Tip - Do not forget to shout Tor (goal) when Germany scores one. It makes you look like a part of the crowd.

7. Evening of 22nd July, 2016

In a rather shocking chain of events, Munich was taken by a storm when attacks took place in a shopping center on 22nd July, 2016. Lucky for me, I was a few miles outside of Munich when the attacker opened fire, killing people. The news hit me hard and I was beyond scared. On my return home that night, I saw police vehicles patrolling the streets and people trying to get home safely. As ironic as it may seem, an eerie silence and a state of panic had blanketed the city of Munich. It is not a pleasant memory from my summer in Munich, but it was an important lesson, the one that taught me the value of life and how uncertain it is. Such incidents affect you greatly, especially when you are thousands of miles away from home and family.

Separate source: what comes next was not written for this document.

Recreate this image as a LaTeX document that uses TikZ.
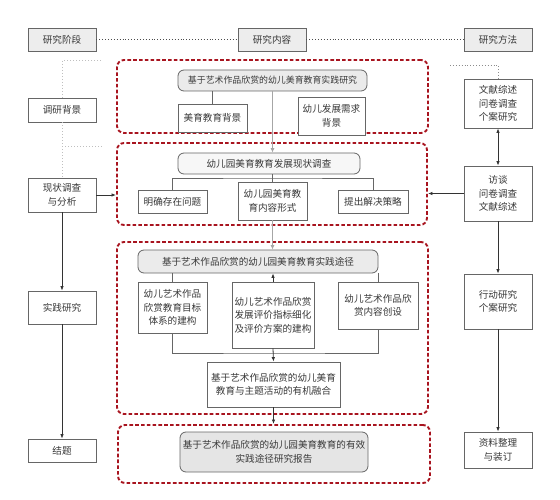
\documentclass[tikz,border=0pt]{standalone}
\usepackage{fontspec}
\setmainfont{Noto Sans CJK SC}
\usepackage{xcolor}
\definecolor{frame}{rgb}{0.66,0.08,0.12}
\definecolor{boxline}{rgb}{0.40,0.40,0.40}
\definecolor{textgray}{rgb}{0.22,0.22,0.22}
\definecolor{headfill}{rgb}{0.93,0.93,0.93}
\usetikzlibrary{arrows.meta}
\usetikzlibrary{calc}
\tikzset{
	plainbox/.style={draw=boxline, fill=white, line width=0.8pt, inner sep=0pt, align=center, text=textgray},
	headbox/.style={plainbox, fill=headfill, minimum width=68, minimum height=23},
	sidebox/.style={plainbox, minimum width=68},
	titlebox/.style={plainbox, rounded corners=6pt, fill=black!8},
	redframe/.style={draw=frame, line width=1.9pt, dash pattern=on 3.6pt off 2.2pt, rounded corners=7pt, inner sep=0pt},
	dotline/.style={draw=black!70, dotted, line width=0.9pt},
	faintdot/.style={draw=black!25, dotted, line width=1pt},
	link/.style={draw=boxline, line width=0.8pt},
	arrowline/.style={draw=black!80, line width=0.8pt, -{Latex[length=4.5pt,width=3.5pt]}},
	grayarrow/.style={draw=black!35, line width=0.8pt, -{Latex[length=4.5pt,width=4pt]}}
}

\begin{document}
\begin{tikzpicture}[x=1pt, y=-1pt, font=\fontsize{9.6}{13.5}\selectfont]
	\useasboundingbox (0,0) rectangle (560,500);
	
	% header
	\node[headbox] (stage) at (62,39.5) {研究阶段};
	\node[headbox] (content) at (272,39.5) {研究内容};
	\node[headbox] (method) at (498,39.5) {研究方法};
	\draw[dotline] (stage) -- (content);
	\draw[dotline] (content) -- (method);
	
	% red frames
	\node[redframe, minimum width=311, minimum height=73] (frameA) at (272.5,96.5) {};
	\node[redframe, minimum width=310, minimum height=82] (frameB) at (272,184) {};
	\node[redframe, minimum width=311, minimum height=172] (frameC) at (272.5,328) {};
	\node[redframe, minimum width=312, minimum height=58] (frameD) at (274,454) {};
	
	% stage column
	\node[sidebox, minimum height=24] (bg) at (62,110) {调研背景};
	\node[sidebox, minimum height=34] (survey) at (62,195) {现状调查\\与分析};
	\node[sidebox, minimum height=33] (practice) at (62,307.5) {实践研究};
	\node[sidebox, minimum height=23] (finish) at (62,450.5) {结题};
	
	\coordinate (bgtop) at (62,61);
	\coordinate (bgtopr) at (101,61);
	\coordinate (bgmid) at (62,147);
	\coordinate (bgmidr) at (103,147);
	\draw[faintdot] (bgtopr) -- (bgtop) -- (bg.north);
	\draw[faintdot] (bg.south) -- (survey.north);
	\draw[faintdot] (bgmid) -- (bgmidr);
	
	\draw[arrowline] (survey.east) -- (survey.east -| frameB.west);
	\draw[arrowline] (survey.south) -- (practice.north);
	\draw[arrowline] (practice.south) -- (finish.north);
	
	% method column
	\node[sidebox, minimum height=49] (lit) at (498,103.5) {文献综述\\问卷调查\\个案研究};
	\node[sidebox, minimum height=55] (interview) at (498,193.5) {访谈\\问卷调查\\文献综述};
	\node[sidebox, minimum height=55] (action) at (498,301.5) {行动研究\\个案研究};
	\node[sidebox, minimum height=36] (sort) at (498,450) {资料整理\\与装订};
	
	\coordinate (litdot) at (450,65);
	\draw[dotline, draw=black!45] (litdot) -| (lit.north);
	\draw[arrowline, {Latex[length=4.5pt,width=3.5pt]}-{Latex[length=4.5pt,width=3.5pt]}] (lit.south) -- (interview.north);
	\draw[arrowline] (interview.west) -- (interview.west -| frameB.east);
	\draw[arrowline] (interview.south) -- (action.north);
	\draw[arrowline] (action.south) -- (sort.north);
	
	% frame A
	\node[titlebox, font=\fontsize{8.9}{13}\selectfont, minimum width=189, minimum height=21] (titleA) at (272.5,80.5) {基于艺术作品欣赏的幼儿美育教育实践研究};
	\node[plainbox, minimum width=69, minimum height=28] (artbg) at (212.5,118) {美育教育背景};
	\node[plainbox, minimum width=67, minimum height=38] (needbg) at (331.5,116) {幼儿发展需求\\背景};
	\draw[link] (artbg.north |- titleA.south) -- (artbg.north);
	
	% frame B
	\node[titlebox, fill=black!3, minimum width=182, minimum height=21] (titleB) at (269,163.5) {幼儿园美育教育发展现状调查};
	\node[plainbox, minimum width=69, minimum height=23] (problem) at (172.5,201.5) {明确存在问题};
	\node[plainbox, minimum width=69, minimum height=38] (form) at (272.5,201) {幼儿园美育教\\育内容形式};
	\node[plainbox, minimum width=70, minimum height=23] (strategy) at (373,201.5) {提出解决策略};
	\coordinate (joinB) at (272.5,178);
	\draw[link] (problem.north) |- (joinB) -| (strategy.north);
	\draw[link] (form.north |- titleB.south) -- (form.north);
	\draw[grayarrow] (titleA.south) -- (titleA.south |- titleB.north);
	
	% frame C
	\node[titlebox, minimum width=240, minimum height=23] (titleC) at (258,261.5) {基于艺术作品欣赏的幼儿园美育教育实践途径};
	\node[plainbox, minimum width=69, minimum height=51] (goal) at (172.5,307.5) {幼儿艺术作品\\欣赏教育目标\\体系的建构};
	\node[plainbox, minimum width=82, minimum height=66] (assess) at (273,315) {幼儿艺术作品欣赏\\发展评价指标细化\\及评价方案的建构};
	\node[plainbox, minimum width=80, minimum height=47] (create) at (378,305.5) {幼儿艺术作品欣\\赏内容创设};
	\node[plainbox, minimum width=133, minimum height=45] (merge) at (273.5,384.5) {基于艺术作品欣赏的幼儿美育\\教育与主题活动的有机融合};
	\draw[grayarrow] (form.south) -- (form.south |- titleC.north);
	\draw[link] (goal.north |- titleC.south) -- (goal.north);
	\draw[link] (create.north |- titleC.south) -- (create.north);
	\draw[arrowline] (assess.north) -- (assess.north |- titleC.south);
	\coordinate (joinC) at (273,353);
	\draw[link] (goal.south) |- (joinC) -| (create.south);
	\draw[arrowline] (assess.south) -- (merge.north);
	
	% frame D
	\node[titlebox, fill=black!10, minimum width=188, minimum height=40] (report) at (274,452) {基于艺术作品欣赏的幼儿园美育教育的有效\\实践途径研究报告};
	\draw[arrowline] (merge.south) -- (merge.south |- frameD.north);
	
\end{tikzpicture}
\end{document}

Over the course of my stay in Munich, I have had the chance to experience all sorts of crazy ranging from football madness to dreadful attacks. I spent time doing things that a tourist would do and those that a traveller would do. I visited the English garden, ate Bavarian cuisine by the river, wore a dirndl, visited the Stuttgart City Library which is one of the most beautiful in the world, partied like an animal, witnessed the humility and kindness of Germans, visited nearby countries as allowed by the Schengen Visa, and had the best 70 days of my life so far.

Photo of Marienplatz, Munich, Germany by Richi Malhotra

It is my belief, that life is a sum of events and there is no single definition for it. Life is a series of throwbacks; one is always in the process of creating moments worth throwing back to. Until you capture another one.

P.S. What happens in Europe, stays in Europe.